Another article I found to be helpful in these interesting times......
Are you a 'Captain Oblivious'?
I have been fortunate in recent months to have had the opportunity to work with Rob Goffee and Gareth Jones, two of the most innovative and provocative thinkers on the authentic leadership landscape today. Among their many pearls of wisdom is one that has struck me as being essential in these other-worldly times: Leaders must be skilled situational sensors. Everyone seems to agree that there is no true precedent for the tumultuous times we're in and thus no obvious road map or playbook that leaders can consult. The situations change so fast that we need to continuously stay attuned to the mood, context, emotions, subtle forces and shifting plates of the workplace and marketplace. Otherwise we risk being 'Captain Oblivious,' joining that rogues gallery of leaders with tin ears so obtuse that our jaws drop when we hear them try to convey empathy with the world around them. As they appear in front of lawmakers, the press, shareholders or their employees, we cringe as they seem so out of touch with their constituents.
The exercise of leadership is clearly contextual.
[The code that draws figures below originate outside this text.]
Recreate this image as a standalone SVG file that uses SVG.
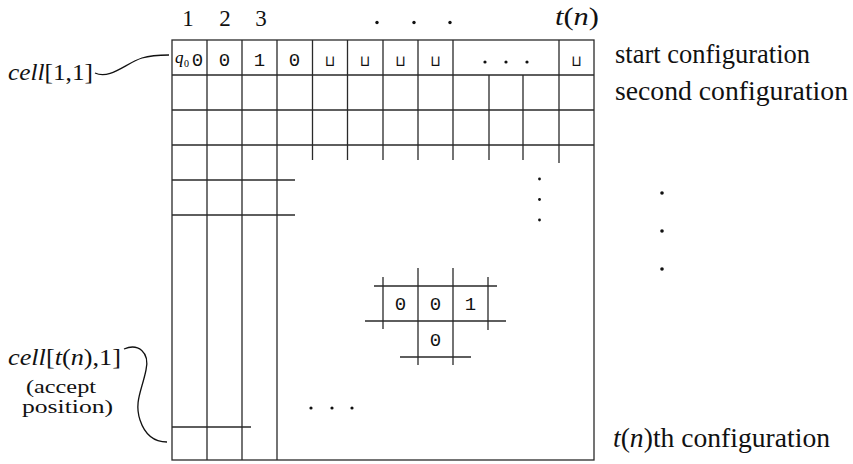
<svg xmlns="http://www.w3.org/2000/svg" width="853" height="464" viewBox="0 0 853 464">
<style>
.g{stroke:#2a2a2a;stroke-width:1.3;fill:none}
.c{stroke:#111;stroke-width:1.3;fill:none}
.tt{font-family:'Liberation Mono',monospace;font-size:19px;fill:#111;text-anchor:middle}
.b{font-family:'DejaVu Sans Mono',monospace;font-size:15px;fill:#111;text-anchor:middle}
.d{fill:#111}
</style>
<g id="grid">
<rect class="g" x="172" y="40" width="422" height="420"/>
<path class="g" d="M172 75H594M172 110H594M172 145H594M172 180H295M172 215H295M172 427H251"/>
<path class="g" d="M207 40V460M242 40V460M277 40V460"/>
<path class="g" d="M312.5 40V160M347.5 40V160M383 40V160M418 40V160M453 40V160M559 40V163M489 75V160M523 75V160"/>
</g>
<g id="header" font-family="Liberation Serif, serif" fill="#111">
<text font-size="23" x="188" y="26" text-anchor="middle">1</text>
<text font-size="23" x="225" y="26" text-anchor="middle">2</text>
<text font-size="23" x="261" y="26" text-anchor="middle">3</text>
<circle class="d" cx="377" cy="22.5" r="1.7"/>
<circle class="d" cx="414" cy="22.5" r="1.7"/>
<circle class="d" cx="450" cy="22.5" r="1.7"/>
<text font-size="26" x="555" y="25" textLength="44" lengthAdjust="spacingAndGlyphs"><tspan font-style="italic">t</tspan>(<tspan font-style="italic">n</tspan>)</text>
</g>
<g id="row1">
<text font-family="Liberation Serif, serif" font-style="italic" font-size="17" x="175" y="63">q</text>
<text font-family="Liberation Serif, serif" font-size="10" x="184" y="67">0</text>
<text class="tt" x="197.5" y="66">0</text>
<text class="tt" x="224.5" y="66">0</text>
<text class="tt" x="259.5" y="66">1</text>
<text class="tt" x="294.5" y="66">0</text>
<text class="b" x="330" y="66">⊔</text>
<text class="b" x="365" y="66">⊔</text>
<text class="b" x="400.5" y="66">⊔</text>
<text class="b" x="435.5" y="66">⊔</text>
<text class="b" x="576.5" y="66">⊔</text>
<circle class="d" cx="485" cy="62" r="1.6"/>
<circle class="d" cx="506" cy="62" r="1.6"/>
<circle class="d" cx="527" cy="62" r="1.6"/>
</g>
<g id="dots">
<circle class="d" cx="539.5" cy="179" r="1.4"/>
<circle class="d" cx="539.5" cy="199.5" r="1.4"/>
<circle class="d" cx="539.5" cy="220" r="1.4"/>
<circle class="d" cx="662" cy="193" r="1.8"/>
<circle class="d" cx="662" cy="231" r="1.8"/>
<circle class="d" cx="662" cy="269" r="1.8"/>
<circle class="d" cx="311" cy="408" r="1.6"/>
<circle class="d" cx="332" cy="408" r="1.6"/>
<circle class="d" cx="352" cy="408" r="1.6"/>
</g>
<g id="fragment">
<path class="g" d="M374 286H497M365 321H506M400 357H471M383 277V329M418 268V365M453 268V365M488 277V330"/>
<text class="tt" x="400.5" y="310">0</text>
<text class="tt" x="435.5" y="310">0</text>
<text class="tt" x="470.5" y="310">1</text>
<text class="tt" x="435.5" y="346">0</text>
</g>
<g id="labels" font-family="Liberation Serif, serif" fill="#111">
<text font-size="24" x="8" y="80" textLength="85" lengthAdjust="spacingAndGlyphs"><tspan font-style="italic">cell</tspan>[1,1]</text>
<text font-size="24" x="8" y="365" textLength="113" lengthAdjust="spacingAndGlyphs"><tspan font-style="italic">cell</tspan>[<tspan font-style="italic">t</tspan>(<tspan font-style="italic">n</tspan>),1]</text>
<text font-size="19" x="26" y="393" textLength="70" lengthAdjust="spacingAndGlyphs">(accept</text>
<text font-size="19" x="22" y="413" textLength="91" lengthAdjust="spacingAndGlyphs">position)</text>
<text font-size="27" x="615" y="63" textLength="195" lengthAdjust="spacingAndGlyphs">start configuration</text>
<text font-size="27" x="615" y="100" textLength="233" lengthAdjust="spacingAndGlyphs">second configuration</text>
<text font-size="27" x="613" y="447" textLength="217" lengthAdjust="spacingAndGlyphs"><tspan font-style="italic">t</tspan>(<tspan font-style="italic">n</tspan>)th  configuration</text>
</g>
<g id="connectors">
<path class="c" d="M95 73C110 80 126 63 142 58C152 55 160 55 169 55"/>
<path class="c" d="M124 349C138 343 150 352 146 370C142 390 134 402 140 420C145 435 155 442 167 442"/>
</g>
</svg>
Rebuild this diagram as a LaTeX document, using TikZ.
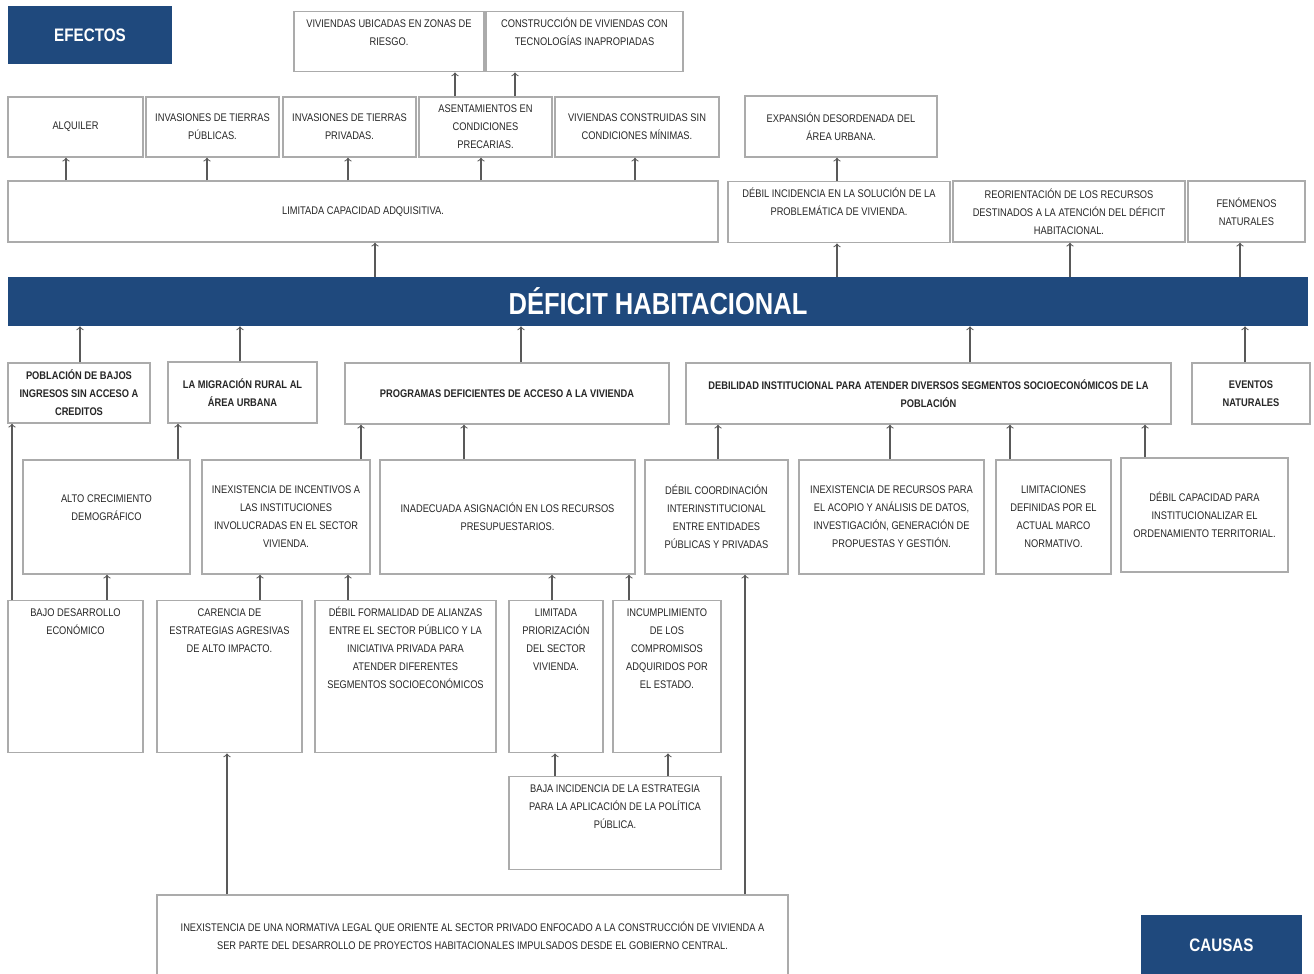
\documentclass[tikz,border=0pt]{standalone}
\usepackage{fontspec}
\setmainfont[FakeStretch=0.84]{Liberation Sans}
\definecolor{azul}{HTML}{1F497D}
\definecolor{borde}{HTML}{ABABAB}
\definecolor{gris}{HTML}{595959}

\begin{document}
\begin{tikzpicture}[x=0.02cm,y=-0.02cm,
  caja/.style={draw=borde,line width=0.8pt,fill=white,align=center,inner xsep=2pt,inner ysep=0.1cm,
    font=\fontsize{6.3}{10.2}\selectfont,text=black!85},
  causa/.style={caja,font=\fontsize{6.3}{10.2}\selectfont\bfseries},
  arriba/.style={anchor=north,inner ysep=2pt},
  titulo/.style={fill=azul,text=white,font=\fontsize{10.3}{12}\selectfont\bfseries},
  flecha/.style={draw=gris,line width=0.6pt,->}]

\useasboundingbox (0,0) rectangle (1314,973);

% efectos
\node[titulo,minimum width=3.28cm,minimum height=1.16cm] (efe) at (90,35) {EFECTOS};
\node[caja,arriba,minimum width=3.8cm] (v1) at (389,11)
  {\parbox[c][1.06cm][t]{3.62cm}{\centering\strut VIVIENDAS UBICADAS EN ZONAS DE\\RIESGO.}};
\node[caja,arriba,minimum width=3.94cm] (v2) at (584.5,11)
  {\parbox[c][1.06cm][t]{3.76cm}{\centering\strut CONSTRUCCIÓN DE VIVIENDAS CON\\TECNOLOGÍAS INAPROPIADAS}};

\node[caja,minimum width=2.7cm,minimum height=1.2cm] (alq) at (75.5,127) {ALQUILER};
\node[caja,minimum width=2.66cm,minimum height=1.2cm] (ipub) at (212.5,127) {INVASIONES DE TIERRAS\\PÚBLICAS.};
\node[caja,minimum width=2.66cm,minimum height=1.2cm] (ipriv) at (349.5,127) {INVASIONES DE TIERRAS\\PRIVADAS.};
\node[caja,minimum width=2.66cm,minimum height=1.2cm] (asen) at (485.5,127) {ASENTAMIENTOS EN\\CONDICIONES\\PRECARIAS.};
\node[caja,minimum width=3.28cm,minimum height=1.2cm] (vcsc) at (637,127) {VIVIENDAS CONSTRUIDAS SIN\\CONDICIONES MÍNIMAS.};
\node[caja,minimum width=3.84cm,minimum height=1.22cm] (expa) at (841,126.5) {EXPANSIÓN DESORDENADA DEL\\ÁREA URBANA.};

\node[caja,minimum width=14.2cm,minimum height=1.22cm] (lim) at (363,211.5) {LIMITADA CAPACIDAD ADQUISITIVA.};
\node[caja,arriba,minimum width=4.44cm] (dinc) at (839,181)
  {\parbox[c][1.08cm][t]{4.26cm}{\centering\strut DÉBIL INCIDENCIA EN LA SOLUCIÓN DE LA\\PROBLEMÁTICA DE VIVIENDA.}};
\node[caja,minimum width=4.64cm,minimum height=1.22cm] (reor) at (1069,211.5) {REORIENTACIÓN DE LOS RECURSOS\\DESTINADOS A LA ATENCIÓN DEL DÉFICIT\\HABITACIONAL.};
\node[caja,minimum width=2.34cm,minimum height=1.22cm] (feno) at (1246.5,211.5) {FENÓMENOS\\NATURALES};

\node[titulo,minimum width=26cm,minimum height=0.98cm,font=\fontsize{17.3}{19}\selectfont\bfseries] (def) at (658,301.5) {DÉFICIT HABITACIONAL};

% causas
\node[causa,minimum width=2.84cm,minimum height=1.2cm] (pob) at (79,393) {POBLACIÓN DE BAJOS\\INGRESOS SIN ACCESO A\\CREDITOS};
\node[causa,minimum width=2.98cm,minimum height=1.22cm] (mig) at (242.5,392.5) {LA MIGRACIÓN RURAL AL\\ÁREA URBANA};
\node[causa,minimum width=6.48cm,minimum height=1.22cm] (prog) at (507,393.5) {PROGRAMAS DEFICIENTES DE ACCESO A LA VIVIENDA};
\node[causa,minimum width=9.7cm,minimum height=1.22cm] (debi) at (928.5,393.5) {DEBILIDAD INSTITUCIONAL PARA ATENDER DIVERSOS SEGMENTOS SOCIOECONÓMICOS DE LA\\POBLACIÓN};
\node[causa,minimum width=2.36cm,minimum height=1.22cm] (even) at (1251,393.5) {EVENTOS\\NATURALES};

\node[caja,minimum width=3.34cm,minimum height=2.28cm] (alto) at (106.5,517) {ALTO CRECIMIENTO\\DEMOGRÁFICO\\~};
\node[caja,minimum width=3.36cm,minimum height=2.28cm] (ince) at (286,517) {INEXISTENCIA DE INCENTIVOS A\\LAS INSTITUCIONES\\INVOLUCRADAS EN EL SECTOR\\VIVIENDA.};
\node[caja,minimum width=5.1cm,minimum height=2.28cm] (inad) at (507.5,517) {INADECUADA ASIGNACIÓN EN LOS RECURSOS\\PRESUPUESTARIOS.};
\node[caja,minimum width=2.86cm,minimum height=2.28cm] (dcoo) at (716.5,517) {DÉBIL COORDINACIÓN\\INTERINSTITUCIONAL\\ENTRE ENTIDADES\\PÚBLICAS Y PRIVADAS};
\node[caja,minimum width=3.7cm,minimum height=2.28cm] (irec) at (891.5,517) {INEXISTENCIA DE RECURSOS PARA\\EL ACOPIO Y ANÁLISIS DE DATOS,\\INVESTIGACIÓN, GENERACIÓN DE\\PROPUESTAS Y GESTIÓN.};
\node[caja,minimum width=2.3cm,minimum height=2.28cm] (limn) at (1053.5,517) {LIMITACIONES\\DEFINIDAS POR EL\\ACTUAL MARCO\\NORMATIVO.};
\node[caja,minimum width=3.34cm,minimum height=2.28cm] (dcap) at (1204.5,515) {DÉBIL CAPACIDAD PARA\\INSTITUCIONALIZAR EL\\ORDENAMIENTO TERRITORIAL.};

\node[caja,arriba,minimum width=2.7cm] (bajo) at (75.5,600)
  {\parbox[c][2.9cm][t]{2.52cm}{\centering\strut BAJO DESARROLLO\\ECONÓMICO}};
\node[caja,arriba,minimum width=2.9cm] (care) at (229.5,600)
  {\parbox[c][2.9cm][t]{2.72cm}{\centering\strut CARENCIA DE\\ESTRATEGIAS AGRESIVAS\\DE ALTO IMPACTO.}};
\node[caja,arriba,minimum width=3.62cm] (dfor) at (405.5,600)
  {\parbox[c][2.9cm][t]{3.44cm}{\centering\strut DÉBIL FORMALIDAD DE ALIANZAS\\ENTRE EL SECTOR PÚBLICO Y LA\\INICIATIVA PRIVADA PARA\\ATENDER DIFERENTES\\SEGMENTOS SOCIOECONÓMICOS}};
\node[caja,arriba,minimum width=1.88cm] (lpri) at (556,600)
  {\parbox[c][2.9cm][t]{1.7cm}{\centering\strut LIMITADA\\PRIORIZACIÓN\\DEL SECTOR\\VIVIENDA.}};
\node[caja,arriba,minimum width=2.16cm] (incu) at (667,600)
  {\parbox[c][2.9cm][t]{1.98cm}{\centering\strut INCUMPLIMIENTO\\DE LOS\\COMPROMISOS\\ADQUIRIDOS POR\\EL ESTADO.}};

\node[caja,arriba,minimum width=4.24cm] (baja) at (615,776)
  {\parbox[c][1.72cm][t]{4.06cm}{\centering\strut BAJA INCIDENCIA DE LA ESTRATEGIA\\PARA LA APLICACIÓN DE LA POLÍTICA\\PÚBLICA.}};
\node[caja,minimum width=12.62cm,minimum height=1.62cm] (inor) at (472.5,935.5) {INEXISTENCIA DE UNA NORMATIVA LEGAL QUE ORIENTE AL SECTOR PRIVADO ENFOCADO A LA CONSTRUCCIÓN DE VIVIENDA A\\SER PARTE DEL DESARROLLO DE PROYECTOS HABITACIONALES IMPULSADOS DESDE EL GOBIERNO CENTRAL.};

\node[titulo,minimum width=3.22cm,minimum height=1.22cm] (cau) at (1221.5,945.5) {CAUSAS};

% flechas de efectos
\foreach \x/\n in {375/lim,837/dinc,1070/reor,1240/feno}
  \draw[flecha] (def.north -| \x,0) -- (\n.south -| \x,0);
\foreach \x/\n in {66/alq,207/ipub,348/ipriv,481/asen,635/vcsc}
  \draw[flecha] (lim.north -| \x,0) -- (\n.south -| \x,0);
\foreach \x/\n in {455/v1,515/v2}
  \draw[flecha] (asen.north -| \x,0) -- (\n.south -| \x,0);
\draw[flecha] (dinc.north -| 837,0) -- (expa.south -| 837,0);

% flechas de causas
\foreach \x/\n in {80/pob,240/mig,521/prog,970/debi,1245/even}
  \draw[flecha] (\n.north -| \x,0) -- (def.south -| \x,0);
\foreach \x/\a/\b in {12/bajo/pob,107/bajo/alto,178/alto/mig,361/ince/prog,464/inad/prog,
    718/dcoo/debi,890/irec/debi,1010/limn/debi,1145/dcap/debi,260/care/ince,348/dfor/ince,
    552/lpri/inad,629/incu/inad,555/baja/lpri,668/baja/incu,227/inor/care,745/inor/dcoo}
  \draw[flecha] (\a.north -| \x,0) -- (\b.south -| \x,0);
\end{tikzpicture}
\end{document}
Effective leaders understand that there is no universal formula, no guaranteed way of ensuring their leadership impact. On the contrary, they practice and hone their situational sensing skills. They observe and collect 'soft data', picking up behavioral cues and reading the atmosphere or 'vibe'. They confirm their assumptions and analyze the data to understand its implications for their leadership actions. The antennae of effective leaders are continuously at work because situational sensing is not at all episodic. Less-effective leaders think "I took the pulse last month; I know what's going on." Yet everything is changing, new news is being processed. You can't assume you understand how people feel right now if your data is a month old. There are two critical questions that authentic leaders constantly ask:
- "How can I be sure I am collecting soft data all the time?"
- "How can I be sure I am interpreting the soft data correctly?"
You can improve your situational sensing:
Increase your observational prowess. Keep a journal to record as much soft data as possible over a fixed period of time. Stay alert to your dark interludes, when for whatever reason your antennae are down and you seem to go on autopilot. Give yourself a second chance to read the data and interpret it. Test your assumptions with others to identify patterns where you tend to misread signals. Widen your lexicon. The depth and breadth of the words you have available to describe a given situation will enable you to more accurately sense what may be going on and also help you remember finer details. Malcolm Gladwell's Blink highlighted many instances where a superior lexicon allows the observers (or wine tasters in one example) to notice, remember and categorize senses to a finer, quicker and more accurate degree. Understand your own network. Pay attention to the origins of information, quality of the information and lens through which your contacts interpret things. Is your network just an echo chamber repeating your views or is it a true source of fresh information? Is your network broad enough to provide all the perspectives you need? Go to the conversations. Don't wait for soft data to come to you. Bring yourself — and your antennae — to the communities that exist and the conversations already occurring throughout your organization. Join weekly sales meetings, drop by lunch groups or walk the halls to listen to what is being talked about — and what is not being talked about (in front of you, anyway).
Ask the difficult questions. You already know what you would like to uncover (innovative thinking, hard work, loyalty, determination), and you, like all of us, have filters that cause you to see the world in a certain way. To cut through these barriers you need to ask the tough questions — those questions that make people nervous or for which you may be a bit afraid to hear the answers. If you don't reveal the elephants in every room — repeatedly — then you will quickly go the way of every historic regime that believed its own rhetoric and carried on eating cake. We all know a Captain Oblivious. Sometimes this leader's problem lies in personal stubbornness or is born from too lofty a view of his or her own purpose. Sometimes the leader's heart beats too loudly and drowns out external voices, and occasionally Captain Oblivious just lacks curiosity and is aloof to the surrounding world. Whatever the root, the same chain of frustration, mockery and poor results will flow. Clearly, we all have our own Captain Oblivious moments as we get overwhelmed by the challenges we face or as we too quickly proceed from a bias for action. So make sure you tune in more consistently to read your leadership context effectively. Successful leaders also rewritecontext in order to achieve the organization's goals. But that is a topic for another day.